I've wasted too much time over the last few years writing unsuccessful grant proposals. I'm seriously considering giving up on grant proposals entirely and working without grad students. My research productivity would probably go up.

I wish that grad students were funded more directly and not through the NSF/NIH lottery.

Anonymous said...

It is ironic that no one notices how all 3 women on the Supreme Court nodded to the gender discrimination charge, while the men were split 5-1.

Who are the closed minded ones here?

Would you be outraged if all the Catholics on the Supreme Court voted to have Catholic prayer made compulsory in public schools? Or would you accuse them of bias?
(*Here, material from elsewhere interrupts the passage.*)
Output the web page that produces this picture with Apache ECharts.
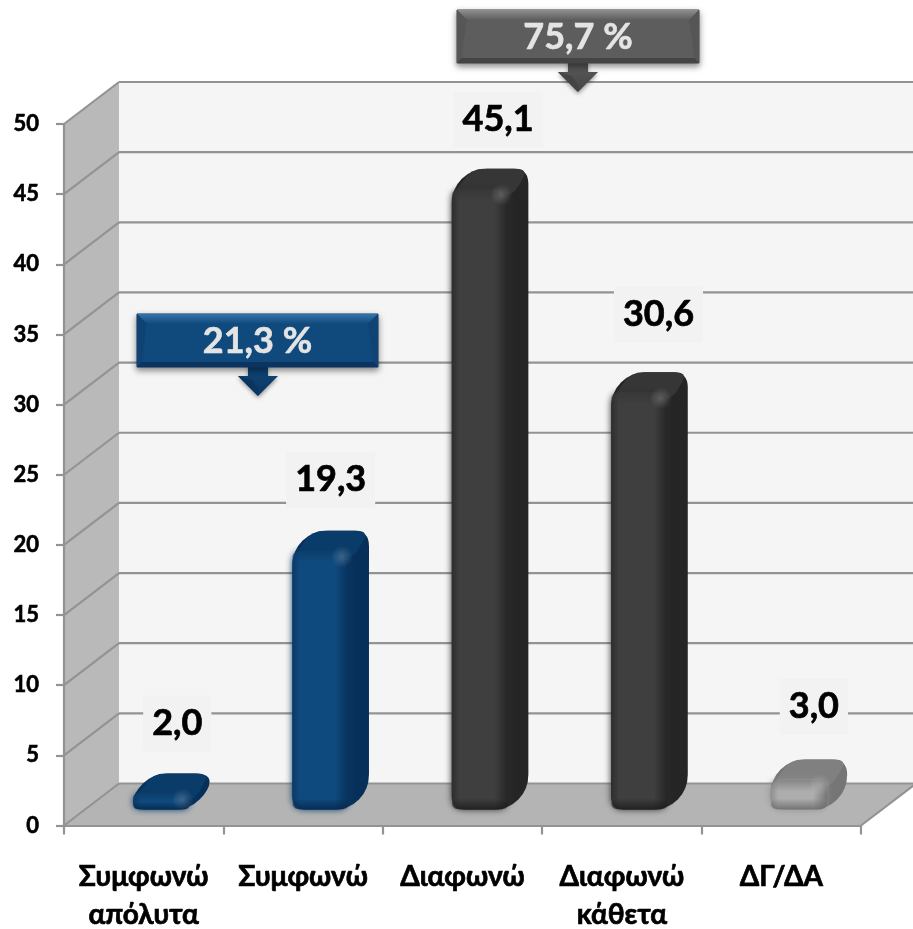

If you think that women can never do anything wrong by definition, well that is like saying: "my religious scriptures are faultless, your prophet is a liar".

Anonymous said...

Re: "It is ironic that no one notices how all 3 women on the Supreme Court nodded to the gender discrimination charge, while the men were split 5-1. "

This.

Being a woman in physics, I'm acutely aware of how sexist many men are, especially the older ones or the ones who grew up in other countries. The men, however, are completely blind to it. If you ask them, they would report that there is no discrimination towards women. But if you ask any woman in the same department, the vast majority of them will quietly acknowledge discrimination, even if they never formally reported events to the University.

Anonymous said...

How does anyone get to the conclusion that "women never do anything wrong by definition" (Anon 3:19) from this post or anything else written here? Unlike the flawed analogy about Catholics, this conclusion is like my concluding that this Anon has 5 heads, just based on the bizarre comment and nonsensical "logic".

My interpretation of the male vs. female split by the Supreme Court is that the women actually know that it is absurd to conclude that there is no discrimination just because a company has a formal policy forbidding it, whereas only one of the male SC justices knows this.